Após a pesquisa, a Ouvidoria enviou recomendações ao governo do estado com objetivo de diminuir a letalidade policial.
"A principal recomendação que fizemos em 2018, e retomamos com o atual governo as mesmas recomendações a partir de fevereiro deste ano, foi a centralização de todos os inquéritos policial-militar relacionados à morte de civis na Corregedoria, mas infelizmente o governo de São Paulo ainda não se manifestou". Para o ouvidor, essa é a melhor medida administrativa para diminuir a letalidade.
O presidente do Condepe, Dimitri Sales, disse que o órgão recebeu, desde janeiro, um elevado número de denúncias de violência policial, que vão desde o cerceamento de liberdade de manifestação até execução sumária.

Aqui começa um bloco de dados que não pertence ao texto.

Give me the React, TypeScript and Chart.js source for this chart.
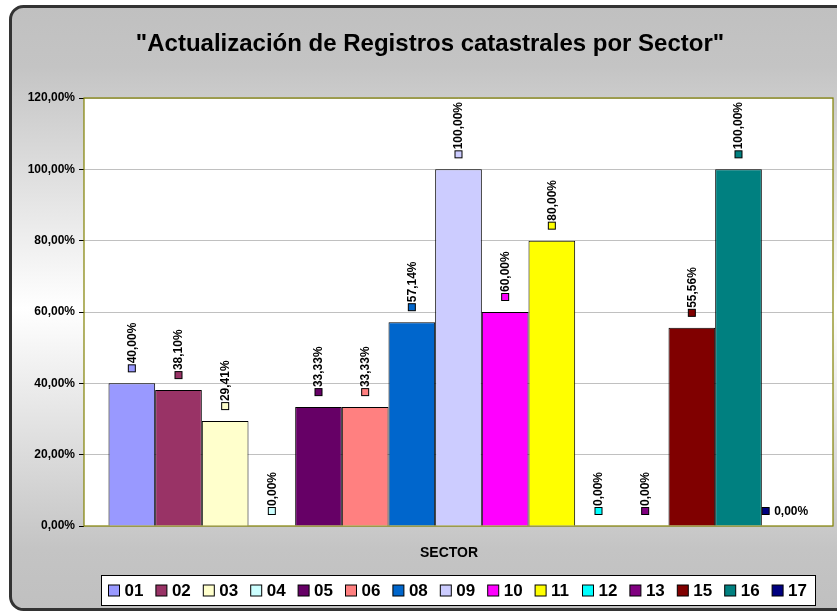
import { useEffect, useRef } from 'react';
import { Chart, registerables } from 'chart.js';

Chart.register(...registerables);

const chartTitle = '"Actualización de Registros catastrales por Sector"';
const axisTitle = 'SECTOR';
const categories = ['SECTOR'];
const sectors = ['01', '02', '03', '04', '05', '06', '08', '09', '10', '11', '12', '13', '15', '16', '17'];
const values = [40.0, 38.1, 29.41, 0, 33.33, 33.33, 57.14, 100, 60, 80, 0, 0, 55.56, 100, 0];
const colors = [
  '#9999FF', '#993366', '#FFFFCC', '#CCFFFF', '#660066', '#FF8080', '#0066CC', '#CCCCFF',
  '#FF00FF', '#FFFF00', '#00FFFF', '#800080', '#800000', '#008080', '#000080',
];
const yMin = 0;
const yMax = 120;
const yStep = 20;

const FONT = '"Liberation Sans", Arial, sans-serif';
const fmt = (v: number) => v.toFixed(2).replace('.', ',') + '%';

const W = 837;
const H = 613;

const decorPlugin = {
  id: 'decor',
  beforeDraw(chart: any) {
    const ctx = chart.ctx as CanvasRenderingContext2D;
    const ca = chart.chartArea;
    ctx.save();
    ctx.fillStyle = '#ffffff';
    ctx.fillRect(0, 0, W, H);
    // rounded frame
    const x0 = 10.5, y0 = 6.5, x1 = 850, y1 = 609.5, r = 13;
    ctx.beginPath();
    ctx.moveTo(x0 + r, y0);
    ctx.lineTo(x1, y0);
    ctx.lineTo(x1, y1);
    ctx.lineTo(x0 + r, y1);
    ctx.arcTo(x0, y1, x0, y1 - r, r);
    ctx.lineTo(x0, y0 + r);
    ctx.arcTo(x0, y0, x0 + r, y0, r);
    ctx.closePath();
    const g = ctx.createLinearGradient(0, y0, 0, y1);
    g.addColorStop(0, '#c0c0c0');
    g.addColorStop(0.1, '#c4c4c4');
    g.addColorStop(0.5, '#ffffff');
    g.addColorStop(0.9, '#c4c4c4');
    g.addColorStop(1, '#c0c0c0');
    ctx.fillStyle = g;
    ctx.fill();
    ctx.lineWidth = 3;
    ctx.strokeStyle = '#333333';
    ctx.stroke();
    // plot area
    ctx.fillStyle = '#ffffff';
    ctx.fillRect(ca.left, ca.top, ca.right - ca.left, ca.bottom - ca.top);
    // title
    ctx.fillStyle = '#000000';
    ctx.font = `bold 24px ${FONT}`;
    ctx.textAlign = 'center';
    ctx.textBaseline = 'middle';
    ctx.fillText(chartTitle, 430, 44);
    ctx.restore();
  },
  beforeDatasetsDraw(chart: any) {
    const ctx = chart.ctx as CanvasRenderingContext2D;
    const ca = chart.chartArea;
    ctx.save();
    ctx.strokeStyle = '#808000';
    ctx.lineWidth = 1.2;
    ctx.strokeRect(ca.left, ca.top, ca.right - ca.left, ca.bottom - ca.top);
    ctx.restore();
  },
  afterDatasetsDraw(chart: any) {
    const ctx = chart.ctx as CanvasRenderingContext2D;
    const n = chart.data.datasets.length;
    ctx.save();
    ctx.font = `bold 12px ${FONT}`;
    ctx.fillStyle = '#000000';
    for (let i = 0; i < n; i++) {
      const meta = chart.getDatasetMeta(i);
      const bar = meta.data[0];
      if (!bar) continue;
      const ds = chart.data.datasets[i];
      const label = fmt(ds.data[0] as number);
      const x = bar.x;
      const y = bar.y;
      const sq = 7;
      if (i === n - 1) {
        const tw = ctx.measureText(label).width;
        const total = sq + 5 + tw;
        const sx = x - total / 2;
        const cy = y - 15;
        ctx.fillStyle = ds.backgroundColor;
        ctx.fillRect(sx, cy - sq / 2, sq, sq);
        ctx.strokeStyle = '#000';
        ctx.lineWidth = 1;
        ctx.strokeRect(sx, cy - sq / 2, sq, sq);
        ctx.fillStyle = '#000';
        ctx.textAlign = 'left';
        ctx.textBaseline = 'middle';
        ctx.fillText(label, sx + sq + 5, cy + 0.5);
      } else {
        const cy = y - 15;
        ctx.fillStyle = ds.backgroundColor;
        ctx.fillRect(x - sq / 2, cy - sq / 2, sq, sq);
        ctx.strokeStyle = '#000';
        ctx.lineWidth = 1;
        ctx.strokeRect(x - sq / 2, cy - sq / 2, sq, sq);
        ctx.save();
        ctx.translate(x + 0.5, y - 20);
        ctx.rotate(-Math.PI / 2);
        ctx.fillStyle = '#000';
        ctx.textAlign = 'left';
        ctx.textBaseline = 'middle';
        ctx.fillText(label, 0, 0);
        ctx.restore();
      }
    }
    ctx.restore();
  },
  afterDraw(chart: any) {
    const ctx = chart.ctx as CanvasRenderingContext2D;
    const ca = chart.chartArea;
    ctx.save();
    // axis title
    ctx.fillStyle = '#000';
    ctx.font = `bold 14px ${FONT}`;
    ctx.textAlign = 'center';
    ctx.textBaseline = 'middle';
    ctx.fillText(axisTitle, 449, 553);
    // legend
    const lx0 = 101.5, ly0 = 575.5, lx1 = 815.5, ly1 = 605.5;
    ctx.fillStyle = '#ffffff';
    ctx.fillRect(lx0, ly0, lx1 - lx0, ly1 - ly0);
    ctx.strokeStyle = '#000';
    ctx.lineWidth = 1;
    ctx.strokeRect(lx0, ly0, lx1 - lx0, ly1 - ly0);
    ctx.font = `bold 17px ${FONT}`;
    ctx.textAlign = 'left';
    ctx.textBaseline = 'middle';
    const cy = (ly0 + ly1) / 2;
    chart.data.datasets.forEach((ds: any, i: number) => {
      const sx = 108.5 + i * 47.4;
      ctx.fillStyle = ds.backgroundColor;
      ctx.fillRect(sx, cy - 5.5, 11, 11);
      ctx.strokeStyle = '#000';
      ctx.strokeRect(sx, cy - 5.5, 11, 11);
      ctx.fillStyle = '#000';
      ctx.fillText(ds.label, sx + 16, cy + 1);
    });
    ctx.restore();
    void ca;
  },
};

export default function App() {
  const ref = useRef<HTMLCanvasElement | null>(null);
  useEffect(() => {
    if (!ref.current) return;
    const chart = new Chart(ref.current, {
      type: 'bar',
      data: {
        labels: categories,
        datasets: sectors.map((s, i) => ({
          label: s,
          data: [values[i]],
          backgroundColor: colors[i],
          borderColor: '#000000',
          borderWidth: 1,
          categoryPercentage: 700 / 749,
          barPercentage: 1,
        })),
      },
      options: {
        animation: false,
        responsive: false,
        maintainAspectRatio: false,
        devicePixelRatio: 1,
        layout: { padding: { left: 0, top: 98, right: 4, bottom: 87 } },
        plugins: {
          legend: { display: false },
          title: { display: false },
          tooltip: { enabled: false },
        },
        scales: {
          x: { display: false },
          y: {
            min: yMin,
            max: yMax,
            ticks: {
              stepSize: yStep,
              callback: (v: any) => fmt(Number(v)),
              font: { family: FONT, size: 12, weight: 'bold' },
              color: '#000',
              padding: 4,
            },
            grid: {
              color: '#c0c0c0',
              lineWidth: 1,
              tickLength: 5,
              tickColor: '#000',
              drawTicks: true,
            },
            border: { display: false },
            afterFit: (scale: any) => {
              scale.width = 84;
            },
          },
        },
      },
      plugins: [decorPlugin],
    } as any);
    return () => chart.destroy();
  }, []);
  return (
    <div style={{ position: 'absolute', left: 0, top: 0, width: W, height: H }}>
      <canvas ref={ref} width={W} height={H} style={{ width: W, height: H, display: 'block' }} />
    </div>
  );
}
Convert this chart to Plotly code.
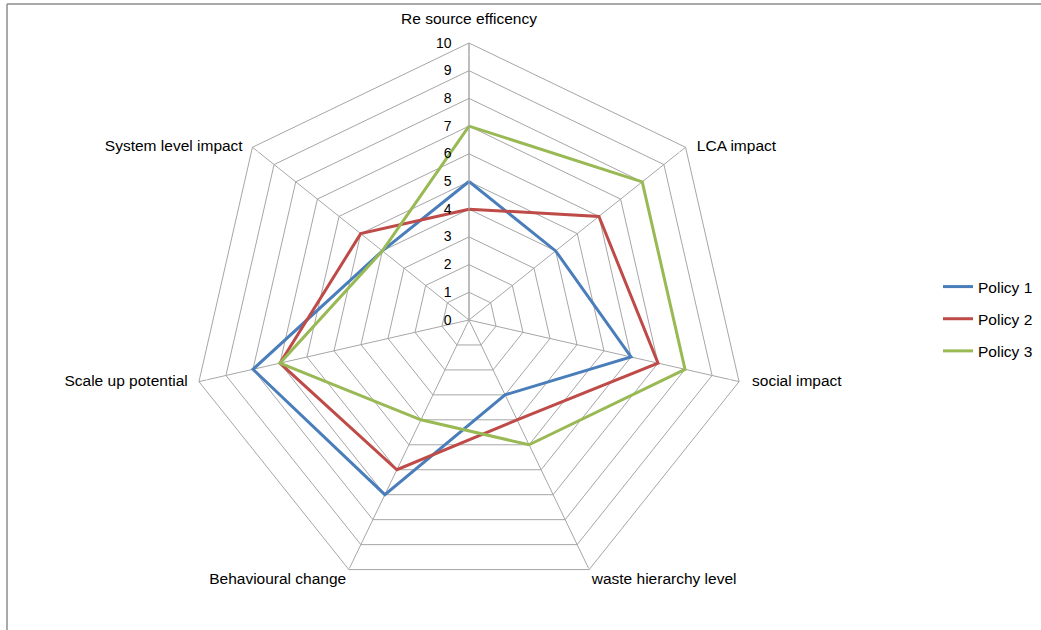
import plotly.graph_objects as go

categories = ["Re source efficency", "LCA impact", "social impact", "waste hierarchy level",
              "Behavioural change", "Scale up potential", "System level impact"]
policy1 = [5, 4, 6, 3, 7, 8, 4]
policy2 = [4, 6, 7, 4, 6, 7, 5]
policy3 = [7, 8, 8, 5, 4, 7, 4]
series_names = ["Policy 1", "Policy 2", "Policy 3"]
series_values = [policy1, policy2, policy3]
radial_ticks = list(range(0, 11))
radial_max = 10

# styles (kept apart from the data)
colors = ["#4A7EBB", "#BE4B48", "#98B954"]
label_positions = ["top center", "middle right", "middle right", "bottom right",
                   "bottom left", "middle left", "middle left"]
label_offsets = [23.4, 16.4, 19.2, 2.5, 2.5, 16.4, 14.0]

W, H = 1041, 630
cx, cy, R = 469, 320, 277
font = "Liberation Sans, Arial, sans-serif"

fig = go.Figure()
for name, vals, col in zip(series_names, series_values, colors):
    fig.add_trace(go.Scatterpolar(
        r=vals + vals[:1], theta=categories + categories[:1],
        mode="lines", name=name, legendgroup=name,
        line=dict(color=col, width=3),
    ))

# category labels just outside the outer ring
fig.add_trace(go.Scatterpolar(
    r=[radial_max] * len(categories), theta=categories,
    mode="markers+text", text=categories,
    textposition=label_positions, cliponaxis=False,
    marker=dict(size=label_offsets, color="rgba(0,0,0,0)"),
    textfont=dict(size=15.5, family=font, color="#000000"),
    showlegend=False, hoverinfo="skip",
))

fig.update_layout(
    width=W, height=H, margin=dict(l=0, r=0, t=0, b=0),
    paper_bgcolor="white", plot_bgcolor="white",
    font=dict(family=font, size=15.5, color="#000000"),
    polar=dict(
        domain=dict(x=[(cx - R) / W, (cx + R) / W], y=[1 - (cy + R) / H, 1 - (cy - R) / H]),
        bgcolor="white",
        gridshape="linear",
        angularaxis=dict(
            rotation=90, direction="clockwise",
            categoryorder="array", categoryarray=categories,
            showline=True, linecolor="#A6A6A6", linewidth=1,
            gridcolor="#A6A6A6", gridwidth=1,
            ticks="", showticklabels=False,
        ),
        radialaxis=dict(
            range=[0, radial_max], tickvals=radial_ticks,
            ticktext=[str(v) for v in radial_ticks],
            angle=90, side="counterclockwise", tickangle=90,
            showticklabels=True,
            tickfont=dict(size=14, family=font, color="#000000"),
            showline=True, linecolor="#A6A6A6", linewidth=1,
            gridcolor="#A6A6A6", gridwidth=1,
            ticks="outside", ticklen=12, tickcolor="rgba(0,0,0,0)",
        ),
    ),
    showlegend=True,
    legend=dict(x=938 / W, y=0.5 - 4 / H, xanchor="left", yanchor="middle",
                font=dict(size=15.5, family=font, color="#000000"),
                traceorder="grouped", tracegroupgap=9,
                bgcolor="rgba(0,0,0,0)"),
    shapes=[
        dict(type="line", xref="paper", yref="paper", x0=7 / W, x1=1.02, y0=1 - 4 / H, y1=1 - 4 / H,
             line=dict(color="#8C8C8C", width=1.5)),
        dict(type="line", xref="paper", yref="paper", x0=7 / W, x1=7 / W, y0=1 - 4 / H, y1=-0.02,
             line=dict(color="#8C8C8C", width=1.5)),
    ],
)

fig.write_html("out.html")
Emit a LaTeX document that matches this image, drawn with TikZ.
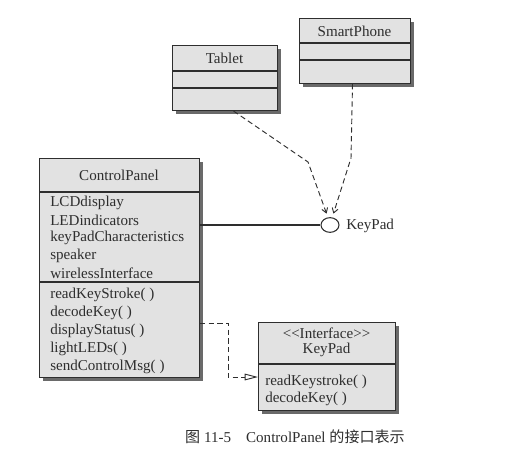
\documentclass[tikz,border=0pt]{standalone}
\usepackage{fontspec}
\setmainfont{Liberation Serif}
\newfontfamily\cjk{Noto Sans CJK SC}
\usetikzlibrary{arrows.meta,shapes.geometric,shadows}
\definecolor{ink}{HTML}{2E2E2E}
\definecolor{boxfill}{HTML}{E2E2E2}
\definecolor{shade}{HTML}{6A6A6A}
\begin{document}
\begin{tikzpicture}[x=0.75pt,y=-0.75pt,
  umlbox/.style={draw=ink, line width=0.8pt, fill=boxfill, inner sep=0pt, anchor=north west,
    drop shadow={shadow xshift=2.4pt, shadow yshift=-2.4pt, fill=shade, opacity=1}},
  sep/.style={draw=ink, line width=0.8pt},
  lbl/.style={font=\fontsize{11.3}{13}\selectfont, text=ink, inner sep=0pt},
  item/.style={lbl, anchor=west},
  dep/.style={draw=ink, line width=0.7pt, dash pattern=on 4pt off 2.5pt, -{Straight Barb[length=3.5pt,width=4.5pt]}},
  real/.style={draw=ink, line width=0.7pt, dash pattern=on 4pt off 2.5pt, -{Triangle[open,length=10pt,width=5pt]}}
]
\useasboundingbox (0,0) rectangle (530,466);

% Tablet
\node[umlbox, minimum width=78.75pt, minimum height=48.75pt] (tab) at (172,45) {};
\draw[sep] (tab.west |- 0,71) -- (tab.east |- 0,71);
\draw[sep] (tab.west |- 0,88) -- (tab.east |- 0,88);
\node[lbl] (tabname) at (224.5,58) {Tablet};

% SmartPhone
\node[umlbox, minimum width=83.25pt, minimum height=48.75pt] (sp) at (299,18) {};
\draw[sep] (sp.west |- 0,43) -- (sp.east |- 0,43);
\draw[sep] (sp.west |- 0,60) -- (sp.east |- 0,60);
\node[lbl] (spname) at (354.5,31) {SmartPhone};

% ControlPanel
\node[umlbox, minimum width=120pt, minimum height=164.25pt] (cp) at (39,158) {};
\draw[sep] (cp.west |- 0,192) -- (cp.east |- 0,192);
\draw[sep] (cp.west |- 0,282) -- (cp.east |- 0,282);
\node[lbl] (cpname) at (119,175) {ControlPanel};
\node[item] (a1) at (50,203) {LCDdisplay};
\node[item] (a2) at (50,220.5) {LEDindicators};
\node[item] (a3) at (50,238) {keyPadCharacteristics};
\node[item] (a4) at (50,255.5) {speaker};
\node[item] (a5) at (50,273) {wirelessInterface};
\node[item] (m1) at (50,295) {readKeyStroke( )};
\node[item] (m2) at (50,313) {decodeKey( )};
\node[item] (m3) at (50,331) {displayStatus( )};
\node[item] (m4) at (50,349) {lightLEDs( )};
\node[item] (m5) at (50,367) {sendControlMsg( )};

% KeyPad lollipop
\node[ellipse, draw=ink, line width=0.8pt, fill=white, minimum width=13.5pt, minimum height=11pt, inner sep=0pt] (kp) at (330,225) {};
\node[item] (kplbl) at (346,226) {KeyPad};
\draw[draw=ink, line width=0.8pt] (cp.east |- kp.west) -- (kp.west);

% Interface KeyPad
\node[umlbox, minimum width=102.75pt, minimum height=66pt] (ifc) at (258,322) {};
\draw[sep] (ifc.west |- 0,364) -- (ifc.east |- 0,364);
\node[lbl] (st) at (326.5,333) {<\kern0pt<Interface>\kern0pt>};
\node[lbl] (ifname) at (326.5,350) {KeyPad};
\node[item] (i1) at (265,382) {readKeystroke( )};
\node[item] (i2) at (265,399) {decodeKey( )};

% dependencies to the lollipop
\coordinate (tb) at (308,162);
\coordinate (sb) at (351,158);
\draw[dep] ([xshift=6.4pt]tab.south) -- (tb) -- ([yshift=3pt]kp.115);
\draw[dep] ([xshift=-1.9pt]sp.south) -- (sb) -- ([yshift=3pt]kp.65);

% realization
\coordinate (r1) at (228,323);
\coordinate (r2) at (228,377);
\draw[real] (cp.east |- r1) -- (r1) -- (r2) -- (ifc.west |- r2);

% caption
\node[lbl] (cap) at (295,437) {{\cjk 图} 11-5\quad ControlPanel {\cjk 的接口表示}};
\end{tikzpicture}
\end{document}
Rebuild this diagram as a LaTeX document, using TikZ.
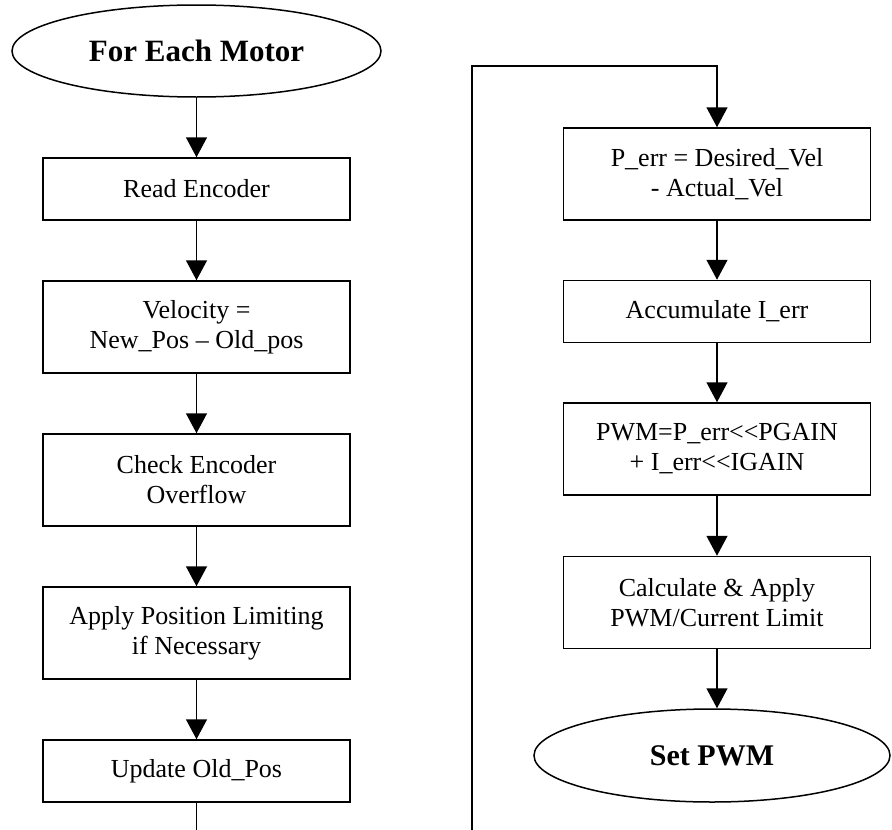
\documentclass[tikz,border=0pt]{standalone}
\usepackage{fontspec}
\setmainfont{Liberation Serif}
\usetikzlibrary{shapes.geometric,arrows.meta}
\begin{document}
\begin{tikzpicture}[x=1pt,y=-1pt,
  box/.style={draw,line width=1.5pt,minimum width=307pt,inner sep=2pt,align=center,font=\fontsize{26}{30}\selectfont},
  oval/.style={draw,ellipse,line width=1.5pt,inner sep=0pt,align=center,font=\fontsize{31}{36}\selectfont\bfseries},
  arr/.style={line width=1.5pt,-{Triangle[width=21pt,length=20pt]}},
  ln/.style={line width=1.5pt}]
\useasboundingbox (0,0) rectangle (892,830);
% left column
\node[oval,minimum width=369pt,minimum height=92pt] (start) at (196.5,51) {For Each Motor};
\node[box,minimum height=62pt] (read) at (196.5,189) {Read Encoder};
\node[box,minimum height=92pt] (vel) at (196.5,327) {Velocity =\\New\_Pos – Old\_pos};
\node[box,minimum height=92pt] (chk) at (196.5,480) {Check Encoder\\Overflow};
\node[box,minimum height=92pt] (lim) at (196.5,633) {Apply Position Limiting\\if Necessary};
\node[box,minimum height=62pt] (upd) at (196.5,771) {Update Old\_Pos};
\coordinate (leftend) at (196.5,830);
\draw[arr] (start) -- (read);
\draw[arr] (read) -- (vel);
\draw[arr] (vel) -- (chk);
\draw[arr] (chk) -- (lim);
\draw[arr] (lim) -- (upd);
\draw[ln] (upd) -- (leftend);
% right column
\coordinate (loopbot) at (472,830);
\coordinate (looptop) at (472,66);
\node[box,minimum height=92pt] (perr) at (717,174) {P\_err = Desired\_Vel\\- Actual\_Vel};
\node[box,minimum height=62pt] (acc) at (717,311.5) {Accumulate I\_err};
\node[box,minimum height=92pt] (pwm) at (717,449) {PWM=P\_err<\kern0pt<PGAIN\\+ I\_err<\kern0pt<IGAIN};
\node[box,minimum height=92pt] (calc) at (717,602.5) {Calculate \& Apply\\PWM/Current Limit};
\node[oval,minimum width=356pt,minimum height=93pt,font=\fontsize{30}{36}\selectfont\bfseries] (set) at (712,755.5) {Set PWM};
\draw[arr] (loopbot) -- (looptop) -| (perr.north);
\draw[arr] (perr) -- (acc);
\draw[arr] (acc) -- (pwm);
\draw[arr] (pwm) -- (calc);
\draw[arr] (calc.south) -- (calc.south |- set.north);
\end{tikzpicture}
\end{document}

Um dos casos de violência policial que o Condepe acompanha é a execução de Rafael Aparecido Almeida de Souza, de 23 anos, na noite do dia 4 de maio, no Jardim Nove de Julho, na zona leste da capital paulista.
Ele estava com seus primos e um tio, conversando na frente de sua casa, quando foi ver seu irmão que tinha sido abordado por policiais militares e acabou morto pelos agentes.
"Isso é a demonstração de uma polícia que atua a partir de elementos que são fora da lei, por exemplo, uma abordagem que não tem fundada suspeita, é uma abordagem a partir do recorte racial, da cor da pele do sujeito, e uma polícia que não está preparada para poder mediar eventuais conflitos", disse Sales.
A Secretaria de Segurança Pública (SSP) e o governo do estado foram procurados pela Agência Brasil para posicionamento sobre as questões apresentadas na audiência pública. A SSP disse, em nota, que todas as ocorrências com morte decorrente de intervenção policial são rigorosamente investigadas.
"A Resolução SSP 40/2015 garante total eficácia nas investigações, com o comparecimento das corregedorias e dos comandantes da região, além de equipe específica do IML [Instituto Médico Legal] e IC [Instituto de Criminalística] e integrantes do MP [Ministério Público]", disse a secretaria.